Along with many others, I was confused at the fascination with EBS as a takeover target. You see, EBS’s best year recorded a profit of less than €50 million. Which given the size of its operation and loan book is rather unimpressive. The company is also heavily staffed by union members meaning it would be difficult for present management to wade in and cut the numbers in a meaningful manner.
So what is the obsession with private equity and EBS? And what about PTsb?
For a start, PTsb are not currently my lead favourite as a bidder, there are two reasons, one is that the bank rescue plans are being looked at from a competition aspect in Europe, and if PTsb were to take over EBS it would reduce competitive forces, secondly, PTsb may not be in condition to do a takeover. They have their stress-test due out in September and for now we have no idea of how that will look, EBS would add a large chunk to their loan book but deposits in the society are only c. €1bn and that may not aid in creating the loan/deposit balance that banks are looking for, especially given that PTsb are still firmly over the 200% mark. Lastly is a political consideration, every person working in EBS has a significant other in PTsb, if they were to take over it would make great sense from a costing perspective because you could literally fire almost everybody. However, the government are not likely to be in favour of that given the fall out that would result. If private equity took over EBS might (hypothetically) go from 1,000 workers to 700, but if PTsb took over it would go down to more like 200.
Which leaves private equity in the front line, for two reasons, they will bring some of their own capital (who ever wins the bid will be doing it with implicit state support included), and they will help to maintain competition while not reducing staff numbers as heavily as the first option.
Why would private equity be interested? Most of the distribution in EBS is via an agency network which is basically like having a lot of tied brokers?
The agency network does something brokerage in other institutions fail to do, namely raising funding. EBS have made good headway in that respect, bringing in €750m in 2008, €670m in 2009 and on target to do the same in 2010, but the real attraction is a relatively robust loan book with pricing opportunity.
The big banks have a loan book that roughly looks like this
Fixed Rates 20% (much of which may revert to tracker)
SVR’s 20%
Trackers 60%
EBS on the other hand has the inverse
Fixed Rates 20% (most of which revert to SVR)
SVR’s 60%
Trackers 20%
Which quickly explains the fascination, whoever takes over EBS has the ability to increase rates across the loan book in a manner which will have magnified results, much of the mature loan book will shoulder this quite well and ultimately create a profitable organization.
The three key factors will be to reprice the loan book, to lower deposit rates, and to find operational efficiency via staff numbers.

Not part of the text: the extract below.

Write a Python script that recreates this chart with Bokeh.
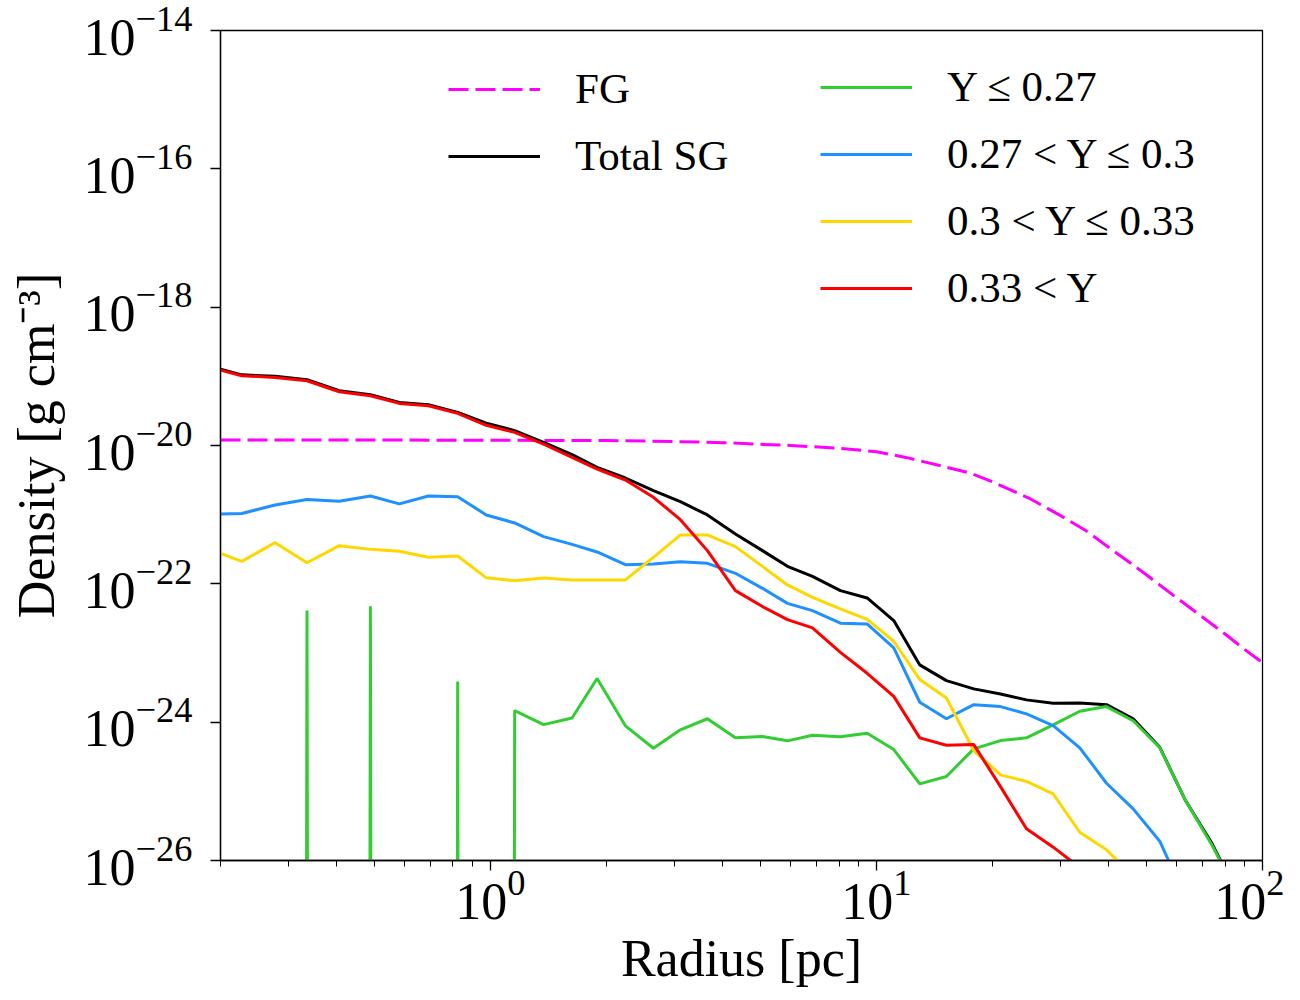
from bokeh.plotting import figure
from bokeh.models import FixedTicker, Legend, LegendItem, Range1d
from bokeh.embed import file_html
from bokeh.resources import INLINE

# radial bins [pc]
radius = [0.200, 0.227, 0.277, 0.335, 0.406, 0.489, 0.581, 0.691, 0.823, 0.976,
          1.156, 1.374, 1.628, 1.890, 2.238, 2.645, 3.106, 3.649, 4.313, 5.067,
          5.882, 6.828, 8.067, 9.461, 11.09, 12.95, 15.18, 17.87, 20.96, 24.47,
          28.70, 33.63, 39.44, 46.24, 54.19, 63.18, 74.08, 86.67]

nan = float("nan")

total_sg = [1.27e-19, 1.05e-19, 1.00e-19, 8.93e-20, 6.19e-20, 5.42e-20, 4.20e-20, 3.89e-20, 3.01e-20, 2.10e-20,
            1.64e-20, 1.11e-20, 7.36e-21, 4.83e-21, 3.39e-21, 2.22e-21, 1.54e-21, 9.91e-22, 5.26e-22, 3.02e-22,
            1.79e-22, 1.28e-22, 7.98e-23, 6.25e-23, 2.94e-23, 6.73e-24, 3.99e-24, 3.03e-24, 2.56e-24, 2.10e-24,
            1.88e-24, 1.90e-24, 1.79e-24, 1.12e-24, 4.33e-25, 7.36e-26, 1.74e-26, 3.0e-27]

y_low = [0, 0, 0, 4.10e-23, 0, 4.73e-23, 0, 0, 3.86e-24, 0,
         1.47e-24, 9.22e-25, 1.15e-24, 4.27e-24, 8.86e-25, 4.20e-25, 7.75e-25, 1.12e-24, 5.93e-25, 6.19e-25,
         5.37e-25, 6.47e-25, 6.14e-25, 6.92e-25, 4.02e-25, 1.28e-25, 1.64e-25, 4.11e-25, 5.42e-25, 5.93e-25,
         9.14e-25, 1.44e-24, 1.68e-24, 1.05e-24, 4.26e-25, 7.36e-26, 1.65e-26, 3.0e-27]

y_mid1 = [1.02e-21, 1.04e-21, 1.38e-21, 1.66e-21, 1.56e-21, 1.86e-21, 1.43e-21, 1.86e-21, 1.82e-21, 9.91e-22,
          7.59e-22, 4.81e-22, 3.72e-22, 2.89e-22, 1.89e-22, 1.94e-22, 2.09e-22, 1.98e-22, 1.42e-22, 8.61e-23,
          5.22e-23, 4.10e-23, 2.70e-23, 2.63e-23, 1.19e-23, 1.94e-24, 1.12e-24, 1.79e-24, 1.68e-24, 1.32e-24,
          8.93e-25, 4.26e-25, 1.31e-25, 5.58e-26, 1.90e-26, 2.9e-27, nan, nan]

y_mid2 = [2.76e-22, 2.11e-22, 3.94e-22, 2.02e-22, 3.56e-22, 3.15e-22, 2.95e-22, 2.42e-22, 2.53e-22, 1.22e-22,
          1.11e-22, 1.21e-22, 1.14e-22, 1.14e-22, 1.14e-22, 2.42e-22, 5.09e-22, 5.09e-22, 3.45e-22, 1.79e-22,
          9.64e-23, 6.38e-23, 4.34e-23, 3.07e-23, 1.48e-23, 4.13e-24, 2.24e-24, 3.89e-25, 1.73e-25, 1.39e-25,
          9.20e-26, 2.56e-26, 1.43e-26, 5.9e-27, nan, nan, nan, nan]

y_high = [1.23e-19, 1.02e-19, 9.64e-20, 8.63e-20, 5.98e-20, 5.25e-20, 4.06e-20, 3.76e-20, 2.91e-20, 1.96e-20,
          1.55e-20, 1.05e-20, 6.73e-21, 4.57e-21, 3.17e-21, 1.78e-21, 8.47e-22, 3.02e-22, 7.98e-23, 4.69e-23,
          3.04e-23, 2.31e-23, 1.02e-23, 5.09e-24, 2.36e-24, 5.93e-25, 4.63e-25, 4.74e-25, 1.17e-25, 2.87e-26,
          1.56e-26, 7.9e-27, nan, nan, nan, nan, nan, nan]

# first generation profile
fg_radius = [0.2, 0.5, 1, 2, 3, 4, 5, 6, 8, 10, 12, 15, 17.5, 20, 25, 30, 35, 40, 45, 50, 60, 70, 80, 90, 100]
fg_density = [1.20e-20, 1.20e-20, 1.19e-20, 1.18e-20, 1.14e-20, 1.10e-20, 1.04e-20, 1.00e-20, 9.14e-21,
              8.13e-21, 6.67e-21, 4.94e-21, 3.98e-21, 2.98e-21, 1.70e-21, 9.68e-22, 5.81e-22, 3.35e-22,
              2.09e-22, 1.35e-22, 6.25e-23, 3.28e-23, 1.88e-23, 1.12e-23, 7.26e-24]

x_major = [1, 10, 100]
x_minor = [0.2, 0.3, 0.4, 0.5, 0.6, 0.7, 0.8, 0.9, 2, 3, 4, 5, 6, 7, 8, 9,
           20, 30, 40, 50, 60, 70, 80, 90]
y_major = [1e-26, 1e-24, 1e-22, 1e-20, 1e-18, 1e-16, 1e-14]

FONT = "Liberation Serif"

p = figure(x_axis_type="log", y_axis_type="log",
           x_range=Range1d(0.2, 100), y_range=Range1d(1e-26, 1e-14),
           frame_width=1042, frame_height=830,
           min_border_left=220, min_border_top=30, min_border_right=22, min_border_bottom=10,
           x_axis_label="Radius [pc]", y_axis_label="Density [g cm⁻³]",
           output_backend="svg", toolbar_location=None)

p.grid.visible = False
p.background_fill_color = "white"
p.border_fill_color = "white"
p.outline_line_color = "black"
p.outline_line_width = 1.3

p.xaxis.ticker = FixedTicker(ticks=x_major, minor_ticks=x_minor)
p.yaxis.ticker = FixedTicker(ticks=y_major)
p.yaxis.minor_tick_line_color = None

for ax in (p.xaxis, p.yaxis):
    ax.axis_label_text_font = FONT
    ax.axis_label_text_font_size = "52px"
    ax.axis_label_text_font_style = "normal"
    ax.axis_label_text_color = "black"
    ax.major_label_text_font = FONT
    ax.major_label_text_font_size = "52px"
    ax.major_label_text_color = "black"
    ax.axis_line_color = "black"
    ax.axis_line_width = 1.3
    ax.major_tick_line_color = "black"
    ax.minor_tick_line_width = 1.0
    ax.major_tick_line_width = 1.3
    ax.major_tick_in = 0
    ax.major_tick_out = 10
    ax.minor_tick_in = 0
    ax.minor_tick_out = 6

p.xaxis.minor_tick_line_color = "black"
p.xaxis.major_label_standoff = 0
p.xaxis.axis_label_standoff = 8
p.yaxis.major_label_standoff = 18
p.yaxis.axis_label_standoff = 16

# zero densities are clipped far below the axis, as a log plot does
y_low_plot = [v if v > 0 else 1e-300 for v in y_low]

r_fg = p.line(fg_radius, fg_density, line_color="magenta", line_width=3, line_dash="20 7")
r_tot = p.line(radius, total_sg, line_color="black", line_width=3)
r_low = p.line(radius, y_low_plot, line_color="limegreen", line_width=3)
r_mid1 = p.line(radius, y_mid1, line_color="dodgerblue", line_width=3)
r_mid2 = p.line(radius, y_mid2, line_color="gold", line_width=3)
r_high = p.line(radius, y_high, line_color="red", line_width=3)

leg1 = Legend(items=[LegendItem(label="FG", renderers=[r_fg]),
                     LegendItem(label="Total SG", renderers=[r_tot])],
              location=(228, 680))
leg2 = Legend(items=[LegendItem(label="Y ≤ 0.27", renderers=[r_low]),
                     LegendItem(label="0.27 < Y ≤ 0.3", renderers=[r_mid1]),
                     LegendItem(label="0.3 < Y ≤ 0.33", renderers=[r_mid2]),
                     LegendItem(label="0.33 < Y", renderers=[r_high])],
              location=(600, 548))
for leg in (leg1, leg2):
    leg.label_text_font = FONT
    leg.label_text_font_size = "43px"
    leg.label_text_color = "black"
    leg.glyph_width = 92
    leg.glyph_height = 48
    leg.label_height = 48
    leg.label_standoff = 35
    leg.spacing = 18
    leg.padding = 0
    leg.margin = 0
    leg.border_line_color = None
    leg.background_fill_alpha = 0
    p.add_layout(leg)

open("out.html", "w").write(file_html(p, INLINE))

A new owner will find it relatively easy to perform all three and to go on and sell the bank in a few years, that is the reason for the level of interest in EBS, they had low profits in the past because they were a mutual, but take the membership agenda out of the equation and you have a bank that is primed for making profit.
Karl, Re EBS I have a standard variable rate of 3.83% and considering fixing on a five year rate of 5.3%. Do you believe this is the right strategy or should I ride out the storm…..

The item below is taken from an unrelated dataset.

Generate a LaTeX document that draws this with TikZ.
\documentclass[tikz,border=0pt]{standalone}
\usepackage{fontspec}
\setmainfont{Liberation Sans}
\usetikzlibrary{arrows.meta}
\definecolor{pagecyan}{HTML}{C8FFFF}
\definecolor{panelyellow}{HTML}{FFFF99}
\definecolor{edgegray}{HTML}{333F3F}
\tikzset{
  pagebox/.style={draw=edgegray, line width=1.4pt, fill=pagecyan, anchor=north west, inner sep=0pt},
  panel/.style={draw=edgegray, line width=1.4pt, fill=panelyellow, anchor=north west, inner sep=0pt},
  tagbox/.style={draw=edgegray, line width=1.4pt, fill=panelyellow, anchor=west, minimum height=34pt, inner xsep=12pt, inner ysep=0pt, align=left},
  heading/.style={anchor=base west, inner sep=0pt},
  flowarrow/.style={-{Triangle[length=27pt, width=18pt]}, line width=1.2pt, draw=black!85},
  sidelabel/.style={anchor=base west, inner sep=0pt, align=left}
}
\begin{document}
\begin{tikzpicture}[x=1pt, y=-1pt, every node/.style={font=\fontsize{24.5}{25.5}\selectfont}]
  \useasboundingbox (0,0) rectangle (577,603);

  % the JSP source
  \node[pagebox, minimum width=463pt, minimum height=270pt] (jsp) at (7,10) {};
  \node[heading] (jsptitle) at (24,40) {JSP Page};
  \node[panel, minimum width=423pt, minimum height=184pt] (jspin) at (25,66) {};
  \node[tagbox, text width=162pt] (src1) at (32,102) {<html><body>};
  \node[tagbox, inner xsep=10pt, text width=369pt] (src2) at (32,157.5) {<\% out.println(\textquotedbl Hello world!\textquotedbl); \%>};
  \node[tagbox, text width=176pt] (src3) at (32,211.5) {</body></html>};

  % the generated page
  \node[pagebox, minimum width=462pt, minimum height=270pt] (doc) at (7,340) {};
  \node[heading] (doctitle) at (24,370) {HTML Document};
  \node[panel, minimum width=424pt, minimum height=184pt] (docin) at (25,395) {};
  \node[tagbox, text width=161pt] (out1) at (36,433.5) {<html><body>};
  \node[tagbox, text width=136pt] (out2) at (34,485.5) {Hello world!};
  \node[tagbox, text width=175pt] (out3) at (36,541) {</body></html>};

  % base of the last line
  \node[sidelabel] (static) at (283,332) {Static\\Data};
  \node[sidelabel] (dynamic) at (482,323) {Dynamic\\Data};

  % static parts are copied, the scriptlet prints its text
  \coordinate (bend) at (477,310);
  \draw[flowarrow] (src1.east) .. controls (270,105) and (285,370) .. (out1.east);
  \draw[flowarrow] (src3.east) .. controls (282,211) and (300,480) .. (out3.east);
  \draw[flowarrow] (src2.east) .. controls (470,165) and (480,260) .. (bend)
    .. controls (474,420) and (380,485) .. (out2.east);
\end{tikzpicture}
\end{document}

PS Very informative article
Hi Ronan,
I can’t give you advice based on rate alone because there are other factors to consider, other debts, what your mortgage balance/repayment is, if you plan to overpay it etc. If you have a financial advisor ask them, if not you can call our company and one of our brokers may be able to help.
What I can say is that EBS offer new clients a better rate than that, by almost a full 1%! you might want to consider leaving them altogether and look for a fixed rate elsewhere so you get the promo offer, the cost of the move may be well offset by the difference.
karl
Hi Karl
I have a question which is not directly related to my mortgage with the EBS, but i hope you might help me with some advice. I have a mortgage and an investment fund with the EBS. If the EBS are taken over would the members get shares from the takeover company or a cash dividend if they new owner is not on the stock market?
Many thanks for your time
Liam
Hi Liam,
I would wager odds of somewhere between 0-2% chance of that happening.